In the world of data visualization, Tableau stands out as a powerful tool for uncovering insights and making data-driven decisions. One of the key techniques you can use in Tableau is correlation analysis. This method helps you understand the relationship between two or more variables, which is crucial for making informed decisions in various fields, including healthcare, finance, and marketing.
What is Correlation?
Correlation refers to statistical measure that expresses the extent to which two variables move in coordination with each other. The correlation coefficient, often denoted as (r), ranges from -1 to +1
Types of correlation:
Positive Correlation:
A positive correlation describes that this linear relationship is positive, and the two variables increase or decrease in the same direction.
Negative Correlation:
A negative correlation describes that this relationship line has a negative slope, and the variables change in opposite directions, i.e., one variable decrease while the other increases.
No Correlation:
No correlation describes that the variables behave very differently and thus have no linear relationship.
How is Correlation measured?
The correlation coefficient quantifies the strength of the relationship, and it is a unit-free measure that ranges between -1 and +1 and is denoted by r. Statistical significance is indicated with a p-value. Therefore, correlations are typically written with two key numbers: r = and p =.
The closer r to zero indicates the weaker the linear relationship.
Positive r values indicate a positive correlation.
Negative r values indicate a negative correlation.
P-value?
The p-value is defined as a measure of probability used for hypothesis testing
How to create a correlation chart in tableau using scattered plot.
In Tableau, the correlation coefficient is computed using two functions:
CORR () — Which returns the Pearson correlation coefficient of two expressions.
WINDOW_CORR () — Which returns the Pearson correlation coefficient of two expressions within a window.
For example, using this sample Health care data to create a correlation chart for two variables, Bilirubin total and Bilirubin direct.
Firstly, in tableau using CORR () function to compute Pearson correlation coefficient for Bilirubin total and Bilirubin direct. Create a calculated field (Correlation Coefficient) as shown below.
Next adding this calculation (Correlation Coefficient) to the label shelf.
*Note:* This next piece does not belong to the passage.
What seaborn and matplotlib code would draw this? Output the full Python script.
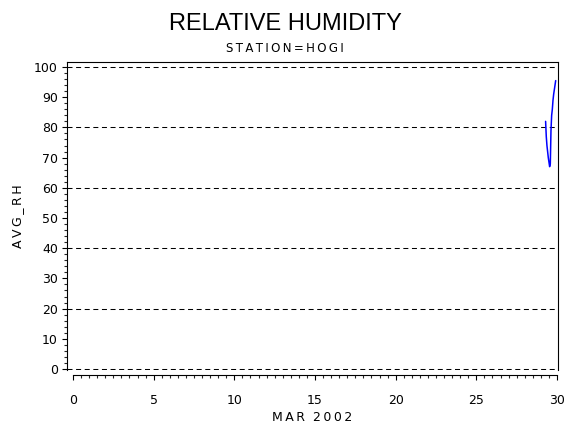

Secondly to get scatter plot, Drag Bilirubin total and Bilirubin direct to rows and columns, and under marks select circle and drag Bilirubin total and Bilirubin direct to color and size and then drag the calculated field (Correlation Coefficient) to label and detail.
Finally for trend line go to Analytics tab and select trend line option under model and choose the required trend line.
Now notice that the value of Calculated field (Correlation Coefficient) is equivalent to the square root of the R-squared value.
Purpose and uses of Correlation charts:
Used to summarize data large data sets and use them as input into more advanced analyses.
Used to identify patterns in data and make predictions and decisions based on that.
Conclusion
Correlation analysis in Tableau is a powerful technique for uncovering relationships between variables. By leveraging Tableau’s built-in functions and visualization capabilities, you can gain deeper insights and make more informed decisions. Whether you’re working in healthcare, finance, or marketing, understanding correlations can help you optimize strategies and achieve better outcomes.